Come federalista ed ecologista, mi ha sempre infastidito che la Lega avesse scelto come suo colore il Verde, in omaggio a quello della pianura padana, ormai talmente cementificata da essere a malapena visibile. La loro idea tribale del federalismo è in contrasto con la sovranità condivisa e unita nella diversità propria del federalismo europeo, che ha come simbolo una E in campo verde. E naturalmente, il Verde, simbolo da sempre di pienezza e serenità, è diventato l’ovvia scelta per i movimenti ambientalisti, che insistono sull’armonia possibile fra natura e genere umano, sulla valorizzazione del “femminile” e sulla necessità di un cambio radicale di modello produttivo e sociale per governare il clima impazzito e rilanciare l’economia. Nulla di più lontano dall’ideologia xenofoba, produttivista, maschilista della Lega, alla quale sarebbe molto più appropriato abbinare un bel nero, come a tutti i suoi amici di estrema destra in Europa. Salvini a Pontida ha peraltro varato il “blu” come sua nuova scelta cromatica.

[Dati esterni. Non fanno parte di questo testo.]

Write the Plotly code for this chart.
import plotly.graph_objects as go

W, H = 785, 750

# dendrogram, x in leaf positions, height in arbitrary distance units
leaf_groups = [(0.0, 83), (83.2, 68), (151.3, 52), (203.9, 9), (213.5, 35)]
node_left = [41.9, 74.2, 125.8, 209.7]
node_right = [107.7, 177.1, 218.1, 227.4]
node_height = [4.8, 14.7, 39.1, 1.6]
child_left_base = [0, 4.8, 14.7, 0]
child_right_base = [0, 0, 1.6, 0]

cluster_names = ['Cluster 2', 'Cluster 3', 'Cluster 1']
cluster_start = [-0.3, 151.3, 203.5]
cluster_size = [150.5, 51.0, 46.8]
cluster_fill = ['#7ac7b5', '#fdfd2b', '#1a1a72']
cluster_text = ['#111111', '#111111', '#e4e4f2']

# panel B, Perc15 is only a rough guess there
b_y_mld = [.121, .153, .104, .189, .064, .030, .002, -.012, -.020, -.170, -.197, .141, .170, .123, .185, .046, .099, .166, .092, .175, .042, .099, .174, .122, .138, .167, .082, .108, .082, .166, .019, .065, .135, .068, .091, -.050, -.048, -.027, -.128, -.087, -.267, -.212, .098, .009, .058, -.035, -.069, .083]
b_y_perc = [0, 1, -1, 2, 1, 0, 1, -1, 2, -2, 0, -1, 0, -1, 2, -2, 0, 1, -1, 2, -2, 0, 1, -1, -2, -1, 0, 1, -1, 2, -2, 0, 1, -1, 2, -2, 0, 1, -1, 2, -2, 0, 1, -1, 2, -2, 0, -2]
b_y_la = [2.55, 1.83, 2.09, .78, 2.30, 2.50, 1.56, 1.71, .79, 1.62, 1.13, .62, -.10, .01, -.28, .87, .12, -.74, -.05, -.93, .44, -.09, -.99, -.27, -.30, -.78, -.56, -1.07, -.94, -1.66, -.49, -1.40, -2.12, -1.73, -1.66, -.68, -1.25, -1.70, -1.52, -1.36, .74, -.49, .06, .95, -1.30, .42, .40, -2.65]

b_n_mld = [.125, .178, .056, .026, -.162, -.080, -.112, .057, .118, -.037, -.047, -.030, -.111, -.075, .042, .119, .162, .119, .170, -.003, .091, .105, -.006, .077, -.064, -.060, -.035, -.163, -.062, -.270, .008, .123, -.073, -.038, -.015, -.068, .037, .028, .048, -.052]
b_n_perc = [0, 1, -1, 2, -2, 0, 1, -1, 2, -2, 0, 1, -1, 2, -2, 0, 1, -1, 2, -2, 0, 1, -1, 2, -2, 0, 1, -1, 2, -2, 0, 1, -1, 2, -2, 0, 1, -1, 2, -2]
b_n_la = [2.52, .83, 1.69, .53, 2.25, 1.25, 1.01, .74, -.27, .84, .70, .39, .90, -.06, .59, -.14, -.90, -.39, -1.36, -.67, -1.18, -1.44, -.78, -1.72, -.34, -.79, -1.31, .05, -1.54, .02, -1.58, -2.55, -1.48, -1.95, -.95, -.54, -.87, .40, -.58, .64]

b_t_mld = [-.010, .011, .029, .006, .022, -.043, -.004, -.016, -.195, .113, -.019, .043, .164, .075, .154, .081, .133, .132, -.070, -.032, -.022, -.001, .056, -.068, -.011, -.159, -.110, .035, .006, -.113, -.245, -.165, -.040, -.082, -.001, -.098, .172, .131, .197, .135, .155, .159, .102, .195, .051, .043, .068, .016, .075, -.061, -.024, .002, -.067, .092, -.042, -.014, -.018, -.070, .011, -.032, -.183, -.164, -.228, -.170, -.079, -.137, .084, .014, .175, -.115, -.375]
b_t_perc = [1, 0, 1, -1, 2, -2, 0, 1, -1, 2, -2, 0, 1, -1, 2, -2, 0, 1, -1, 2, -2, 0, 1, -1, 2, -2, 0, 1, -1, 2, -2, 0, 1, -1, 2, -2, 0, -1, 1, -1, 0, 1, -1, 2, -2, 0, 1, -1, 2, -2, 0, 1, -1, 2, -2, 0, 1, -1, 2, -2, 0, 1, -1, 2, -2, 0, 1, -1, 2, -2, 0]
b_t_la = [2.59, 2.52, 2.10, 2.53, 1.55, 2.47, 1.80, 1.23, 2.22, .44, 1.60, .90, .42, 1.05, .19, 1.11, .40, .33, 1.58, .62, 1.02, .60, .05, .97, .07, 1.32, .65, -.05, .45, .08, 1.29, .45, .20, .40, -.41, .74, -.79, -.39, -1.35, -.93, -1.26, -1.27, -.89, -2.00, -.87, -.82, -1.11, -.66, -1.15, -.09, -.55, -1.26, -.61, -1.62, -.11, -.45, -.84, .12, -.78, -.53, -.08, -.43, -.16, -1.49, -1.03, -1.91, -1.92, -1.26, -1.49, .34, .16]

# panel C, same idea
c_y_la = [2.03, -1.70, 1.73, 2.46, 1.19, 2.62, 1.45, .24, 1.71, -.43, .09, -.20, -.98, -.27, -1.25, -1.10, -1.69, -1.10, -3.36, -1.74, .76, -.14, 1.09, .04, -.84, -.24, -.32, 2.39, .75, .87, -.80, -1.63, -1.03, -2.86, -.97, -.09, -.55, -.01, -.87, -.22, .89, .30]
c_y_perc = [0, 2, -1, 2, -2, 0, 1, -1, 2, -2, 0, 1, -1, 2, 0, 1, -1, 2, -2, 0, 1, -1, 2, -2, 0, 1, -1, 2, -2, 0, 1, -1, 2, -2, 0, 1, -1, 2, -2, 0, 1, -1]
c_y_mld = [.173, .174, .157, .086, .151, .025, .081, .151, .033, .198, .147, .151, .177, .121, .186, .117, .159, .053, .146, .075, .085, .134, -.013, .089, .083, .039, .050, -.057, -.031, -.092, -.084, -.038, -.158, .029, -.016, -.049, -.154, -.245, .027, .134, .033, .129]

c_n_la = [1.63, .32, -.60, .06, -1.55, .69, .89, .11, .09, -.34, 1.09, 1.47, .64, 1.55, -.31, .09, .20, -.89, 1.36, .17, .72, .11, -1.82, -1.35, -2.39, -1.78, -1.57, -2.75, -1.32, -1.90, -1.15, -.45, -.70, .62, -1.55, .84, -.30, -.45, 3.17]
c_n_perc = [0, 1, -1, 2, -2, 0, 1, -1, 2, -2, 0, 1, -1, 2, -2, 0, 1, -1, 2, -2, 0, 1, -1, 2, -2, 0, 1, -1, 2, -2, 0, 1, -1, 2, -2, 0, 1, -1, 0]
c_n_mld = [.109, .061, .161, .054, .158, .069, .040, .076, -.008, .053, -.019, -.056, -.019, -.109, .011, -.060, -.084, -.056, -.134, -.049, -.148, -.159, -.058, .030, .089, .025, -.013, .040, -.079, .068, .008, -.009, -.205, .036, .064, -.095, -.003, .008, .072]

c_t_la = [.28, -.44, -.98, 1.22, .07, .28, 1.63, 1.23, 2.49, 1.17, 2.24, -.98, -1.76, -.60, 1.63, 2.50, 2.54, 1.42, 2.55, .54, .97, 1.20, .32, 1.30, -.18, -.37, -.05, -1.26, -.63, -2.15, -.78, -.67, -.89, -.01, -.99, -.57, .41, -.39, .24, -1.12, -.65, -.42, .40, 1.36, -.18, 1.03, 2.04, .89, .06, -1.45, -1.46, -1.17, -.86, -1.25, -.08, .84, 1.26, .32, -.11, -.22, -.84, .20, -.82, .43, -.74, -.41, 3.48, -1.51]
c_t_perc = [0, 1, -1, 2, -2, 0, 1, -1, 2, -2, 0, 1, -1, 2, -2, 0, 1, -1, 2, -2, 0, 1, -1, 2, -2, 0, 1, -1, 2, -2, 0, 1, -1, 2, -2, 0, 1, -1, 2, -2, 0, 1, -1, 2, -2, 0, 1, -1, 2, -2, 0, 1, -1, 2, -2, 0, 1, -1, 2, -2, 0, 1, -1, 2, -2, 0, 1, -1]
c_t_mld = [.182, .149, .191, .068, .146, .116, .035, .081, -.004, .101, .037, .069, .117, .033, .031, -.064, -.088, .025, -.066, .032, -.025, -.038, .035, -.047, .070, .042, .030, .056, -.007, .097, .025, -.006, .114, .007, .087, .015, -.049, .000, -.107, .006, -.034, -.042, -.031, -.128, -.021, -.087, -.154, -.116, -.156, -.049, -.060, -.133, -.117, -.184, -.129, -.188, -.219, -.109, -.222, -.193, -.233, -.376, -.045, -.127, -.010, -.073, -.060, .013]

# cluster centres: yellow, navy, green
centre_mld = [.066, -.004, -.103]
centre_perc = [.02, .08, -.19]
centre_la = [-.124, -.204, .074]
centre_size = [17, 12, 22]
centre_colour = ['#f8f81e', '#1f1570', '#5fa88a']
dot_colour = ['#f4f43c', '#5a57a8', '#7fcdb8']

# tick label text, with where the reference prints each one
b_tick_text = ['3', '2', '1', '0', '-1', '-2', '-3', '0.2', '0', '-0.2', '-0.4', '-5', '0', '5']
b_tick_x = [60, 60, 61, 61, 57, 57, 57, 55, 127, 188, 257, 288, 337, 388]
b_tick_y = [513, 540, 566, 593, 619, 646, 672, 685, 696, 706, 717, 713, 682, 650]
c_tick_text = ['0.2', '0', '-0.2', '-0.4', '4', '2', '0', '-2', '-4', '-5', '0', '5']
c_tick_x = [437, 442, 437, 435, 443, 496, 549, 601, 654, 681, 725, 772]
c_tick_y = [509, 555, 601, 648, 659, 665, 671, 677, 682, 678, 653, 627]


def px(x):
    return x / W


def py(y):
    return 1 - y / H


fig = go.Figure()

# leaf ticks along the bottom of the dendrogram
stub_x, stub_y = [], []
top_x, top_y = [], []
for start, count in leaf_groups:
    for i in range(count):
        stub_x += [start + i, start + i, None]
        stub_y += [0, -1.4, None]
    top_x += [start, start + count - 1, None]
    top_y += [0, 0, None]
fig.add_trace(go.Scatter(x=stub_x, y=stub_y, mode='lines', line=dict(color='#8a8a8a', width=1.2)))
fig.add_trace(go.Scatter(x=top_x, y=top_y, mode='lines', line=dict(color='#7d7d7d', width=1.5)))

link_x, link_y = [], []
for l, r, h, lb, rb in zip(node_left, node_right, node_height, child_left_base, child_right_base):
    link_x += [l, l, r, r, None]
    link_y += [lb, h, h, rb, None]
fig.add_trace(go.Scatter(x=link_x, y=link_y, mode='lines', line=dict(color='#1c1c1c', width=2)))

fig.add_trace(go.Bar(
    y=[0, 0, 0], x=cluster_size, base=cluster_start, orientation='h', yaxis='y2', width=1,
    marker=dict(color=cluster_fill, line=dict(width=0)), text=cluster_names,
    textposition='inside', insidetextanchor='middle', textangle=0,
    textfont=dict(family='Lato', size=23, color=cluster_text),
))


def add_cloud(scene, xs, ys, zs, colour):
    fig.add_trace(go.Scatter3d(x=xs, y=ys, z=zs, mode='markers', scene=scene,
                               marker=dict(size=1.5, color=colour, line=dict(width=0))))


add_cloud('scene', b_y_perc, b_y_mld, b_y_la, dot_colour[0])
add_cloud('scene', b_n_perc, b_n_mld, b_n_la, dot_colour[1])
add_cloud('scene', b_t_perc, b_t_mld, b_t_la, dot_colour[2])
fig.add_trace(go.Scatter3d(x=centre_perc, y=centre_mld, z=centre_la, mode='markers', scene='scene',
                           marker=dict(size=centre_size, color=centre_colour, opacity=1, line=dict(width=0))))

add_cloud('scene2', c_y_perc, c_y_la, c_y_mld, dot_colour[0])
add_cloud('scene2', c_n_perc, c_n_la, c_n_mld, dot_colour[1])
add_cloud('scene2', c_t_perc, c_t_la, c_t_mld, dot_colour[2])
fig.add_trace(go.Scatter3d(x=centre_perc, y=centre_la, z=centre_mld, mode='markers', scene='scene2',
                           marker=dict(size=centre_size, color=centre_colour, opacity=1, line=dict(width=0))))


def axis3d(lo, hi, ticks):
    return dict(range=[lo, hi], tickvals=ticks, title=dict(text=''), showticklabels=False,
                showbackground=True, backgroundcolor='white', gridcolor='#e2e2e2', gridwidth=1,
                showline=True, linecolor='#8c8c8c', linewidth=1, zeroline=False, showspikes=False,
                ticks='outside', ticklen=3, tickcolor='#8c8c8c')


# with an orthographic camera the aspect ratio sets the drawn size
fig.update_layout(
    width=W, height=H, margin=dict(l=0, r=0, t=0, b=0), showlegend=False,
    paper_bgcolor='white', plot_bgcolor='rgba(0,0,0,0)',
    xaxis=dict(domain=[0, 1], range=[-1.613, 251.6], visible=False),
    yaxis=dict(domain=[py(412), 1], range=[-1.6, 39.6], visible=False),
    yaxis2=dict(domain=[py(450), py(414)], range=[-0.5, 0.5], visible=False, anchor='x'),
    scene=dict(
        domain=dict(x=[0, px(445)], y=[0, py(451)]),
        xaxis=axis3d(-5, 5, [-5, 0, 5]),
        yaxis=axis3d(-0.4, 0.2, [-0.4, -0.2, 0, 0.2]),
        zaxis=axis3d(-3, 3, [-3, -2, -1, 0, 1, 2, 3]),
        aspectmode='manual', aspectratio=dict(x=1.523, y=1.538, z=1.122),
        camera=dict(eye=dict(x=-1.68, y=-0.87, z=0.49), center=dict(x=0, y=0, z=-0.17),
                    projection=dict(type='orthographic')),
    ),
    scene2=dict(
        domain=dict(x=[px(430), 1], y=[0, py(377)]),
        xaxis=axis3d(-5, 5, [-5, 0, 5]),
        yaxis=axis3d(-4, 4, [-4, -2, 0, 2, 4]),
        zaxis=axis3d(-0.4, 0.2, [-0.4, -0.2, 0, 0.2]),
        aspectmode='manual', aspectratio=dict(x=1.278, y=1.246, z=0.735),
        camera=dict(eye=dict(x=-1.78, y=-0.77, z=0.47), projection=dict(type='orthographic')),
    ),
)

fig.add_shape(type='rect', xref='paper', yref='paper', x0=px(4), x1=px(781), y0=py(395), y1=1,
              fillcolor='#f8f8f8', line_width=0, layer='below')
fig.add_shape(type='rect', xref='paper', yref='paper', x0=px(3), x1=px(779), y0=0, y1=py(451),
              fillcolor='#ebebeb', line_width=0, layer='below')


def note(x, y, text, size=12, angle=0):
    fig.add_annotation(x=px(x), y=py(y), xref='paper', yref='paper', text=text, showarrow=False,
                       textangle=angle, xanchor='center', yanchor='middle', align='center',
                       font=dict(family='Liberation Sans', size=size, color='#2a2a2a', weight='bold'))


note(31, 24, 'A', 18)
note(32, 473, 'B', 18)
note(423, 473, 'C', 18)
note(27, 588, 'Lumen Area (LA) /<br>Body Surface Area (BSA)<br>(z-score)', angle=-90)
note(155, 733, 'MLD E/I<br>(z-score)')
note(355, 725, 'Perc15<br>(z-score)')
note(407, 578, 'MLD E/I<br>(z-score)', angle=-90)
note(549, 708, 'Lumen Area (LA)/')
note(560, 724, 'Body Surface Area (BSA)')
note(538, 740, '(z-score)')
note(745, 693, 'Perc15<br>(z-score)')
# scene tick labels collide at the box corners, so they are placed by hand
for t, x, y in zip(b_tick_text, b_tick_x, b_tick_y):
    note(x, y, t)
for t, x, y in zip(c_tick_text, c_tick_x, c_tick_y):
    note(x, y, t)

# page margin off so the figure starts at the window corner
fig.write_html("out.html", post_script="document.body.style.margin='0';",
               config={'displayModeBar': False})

Faccio dunque un amichevole appello affinché si smetta di chiamare l’attuale alleanza di governo “giallo-verde”! Lungi da essere banale, la discussione cromatica rimanda all’identità ideologica, elemento da sempre presente, anzi invadente, nel dibattito soprattutto a sinistra in Italia; si ripropone rispetto al governo in carica, con la sua opera di smantellamento di valori comuni, dall’universalità dei diritti umani e sociali all’apertura al mondo; ma anche di fronte al duro scontro al suo interno su temi come le grandi opere, la politica energetica, l’ambiente; scontro che riporta alla ribalta, pur se in modo spesso inconcludente e approssimativo, e quindi rischioso rispetto all’obiettivo di cambiare veramente le cose, battaglie che come ambientalisti non siamo mai riusciti a vincere davvero.

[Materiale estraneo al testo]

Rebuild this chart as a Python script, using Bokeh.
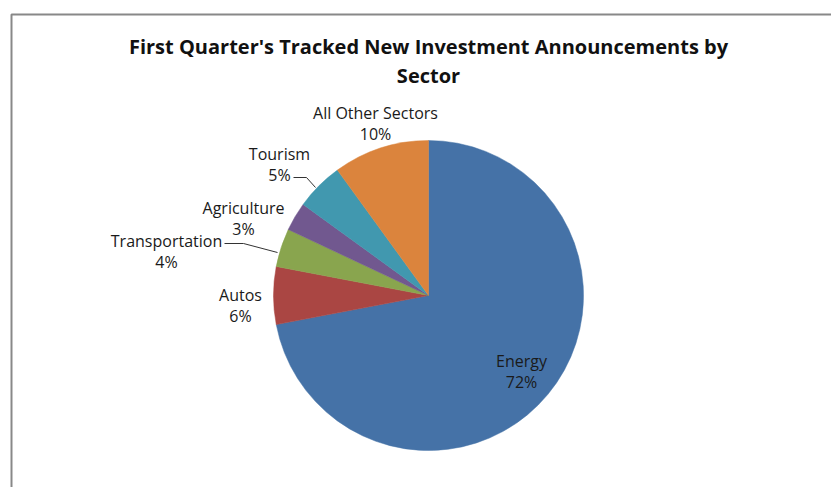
import math
from bokeh.plotting import figure
from bokeh.models import Range1d, ColumnDataSource
from bokeh.core.properties import value
from bokeh.embed import file_html
from bokeh.resources import INLINE

# ---- data ----
sectors = ["Energy", "Autos", "Transportation", "Agriculture", "Tourism", "All Other Sectors"]
shares = [72, 6, 4, 3, 5, 10]
colors = ["#4572A7", "#AA4643", "#89A54E", "#71588F", "#4198AF", "#DB843D"]
title_lines = ["First Quarter's Tracked New Investment Announcements by", "Sector"]

# ---- layout (reference pixel coordinates) ----
W, H = 831, 487
def dx(x): return x
def dy(y): return H - y

center = (428, 295)
radius = 155
label_pos = [(521, 360), (240, 294), (166, 240), (243, 207), (279, 153), (375, 112)]
line_gap = 21

p = figure(width=W, height=H, output_backend="svg", toolbar_location=None,
           x_range=Range1d(0, W), y_range=Range1d(0, H), min_border=0)
p.axis.visible = False
p.grid.visible = False
p.outline_line_color = None
p.background_fill_color = "white"
p.border_fill_color = "white"

# frame
p.line([dx(11), dx(11), dx(900)], [dy(600), dy(14), dy(14)], line_color="#888888", line_width=2)

# wedges
total = float(sum(shares))
starts, ends = [], []
cum = 0.0
for s in shares:
    starts.append(math.pi / 2 - 2 * math.pi * cum / total)
    cum += s
    ends.append(math.pi / 2 - 2 * math.pi * cum / total)
src = ColumnDataSource(dict(start=starts, end=ends, color=colors))
p.wedge(x=dx(center[0]), y=dy(center[1]), radius=radius, start_angle="start", end_angle="end",
        direction="clock", fill_color="color", line_color="color", line_width=0.5, source=src)

# labels
font = value("Open Sans")
names_x = [dx(x) for x, y in label_pos]
names_y = [dy(y) for x, y in label_pos]
pct_y = [dy(y + line_gap) for x, y in label_pos]
pct = [f"{v}%" for v in shares]
p.text(x=names_x, y=names_y, text=sectors, text_font=font, text_font_size="16px",
       text_align="center", text_baseline="middle", text_color="#1a1a1a")
p.text(x=names_x, y=pct_y, text=pct, text_font=font, text_font_size="16px",
       text_align="center", text_baseline="middle", text_color="#1a1a1a")

# leader lines
p.line([dx(293), dx(306), dx(315)], [dy(177), dy(177), dy(187)], line_color="#333333", line_width=1)
p.line([dx(224), dx(243), dx(277)], [dy(243), dy(243), dy(252)], line_color="#333333", line_width=1)

# title
p.text(x=[dx(428), dx(428)], y=[dy(46), dy(75)], text=title_lines, text_font=font,
       text_font_size="20px", text_font_style="bold", text_align="center",
       text_baseline="middle", text_color="#111111")

open("out.html", "w").write(file_html(p, INLINE))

Ma davanti all’impatto potenzialmente devastante di un avamposto “mediterraneo di Visegrad”, per di più a rischio bancarotta, non basterà lo sforzo di portarle avanti cercando di fare esplodere la contraddizione tra un approccio “verdeggiante” e l’indifferenza su valori e diritti dei 5S al governo. Da qui, l’interesse a livello europeo e nazionale a partecipare a un mescolamento utile di “colori” di progresso e libertà; e ai molteplici appelli all’unità sul fronte europeista, libertario e di sinistra che giustamente si vanno diffondendo per costruire un’alternativa; ma per evitare laceranti discussioni fra leader (tutti maschi peraltro) e lotte già viste su chi ha colpa di cosa, al posto di un indistinto “vogliamoci bene” è necessario organizzarci in una sana “geometria variabile”, capace di mobilitazioni unitarie e differenziazioni feconde.

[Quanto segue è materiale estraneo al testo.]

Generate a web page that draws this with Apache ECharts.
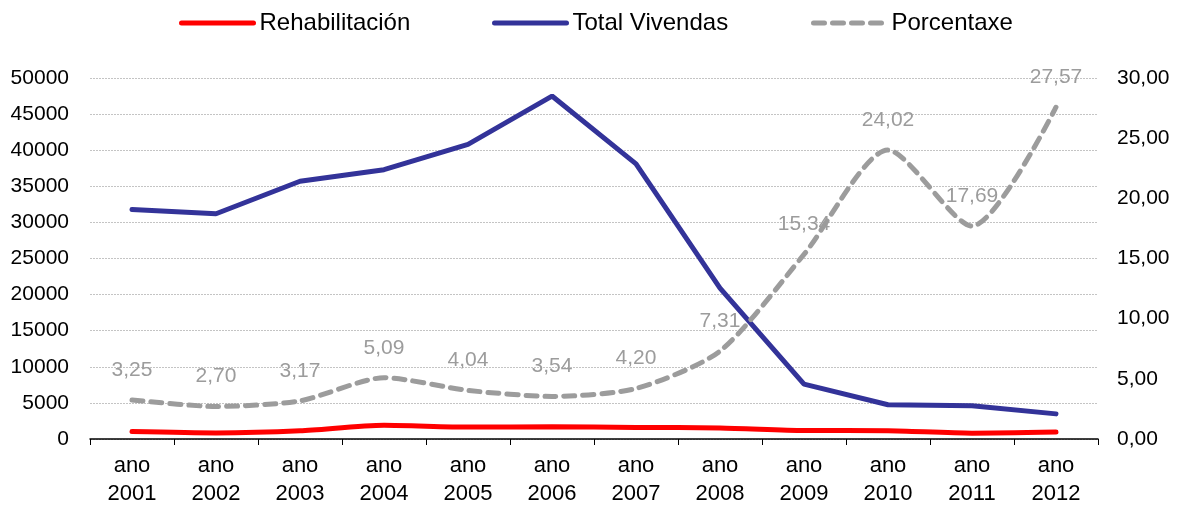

Prendiamo ad esempio la grande sfida delle elezioni europee. Questa volta, la posta in gioco è altissima. Bisogna impedire che il Ppe vinca di nuovo e magari si saldi con il fronte sovranista. La riconquista di una parte importante del 50% di elettorato che non vota è perciò indispensabile. Con un sistema proporzionale e la sciagurata soglia di sbarramento del 4% voluta da Veltroni, dobbiamo resistere sia all’eccessiva frammentazione che alla tentazione di un listone unico, organizzando una offerta elettorale plurale, rappresentativa, europeista, in grado di toccare il maggior numero di elettori possibile. In questo contesto, i Verdi europei sono pronti ad offrire la forza di una famiglia politica trasnazionale, molto coesa e autonoma, forte di numerosi successi al parlamento europeo, con partiti membri in crescita in molti paesi, aperta e flessibile.

Penso sia possibile avanzare anche in Italia sul percorso di una convergenza che unisca forze e partiti ecologisti, femministi, federalisti, civici, progressisti e di sinistra, magari non concentrati prioritariamente su una definizione identitaria e di schieramento, bensì interessate ad agire con altri su alcuni temi qualificanti, dal Green New deal, a un nuovo contratto sociale, alla società aperta, ai diritti, al valore di una leadership femminile e femminista, a una profonda riforma della Ue senza tentazioni anti-euro; diversa dunque dal Pd con i suoi patemi, che speriamo vengano risolti con un deciso cambio di passo e di leadership e dai quali è bene stare alla larga; ma distinta anche dall’area frastagliata di una sinistra “radicale” tormentata dal suo rapporto con il Pd e in parte attratta dalle sirene anti-euro e sovraniste di Melenchon.

Questa secondo me è la strada da percorrere adesso. Sulla base di un calendario di iniziative e azioni comuni e aperte che sono, ora più che mai, possibili e urgenti.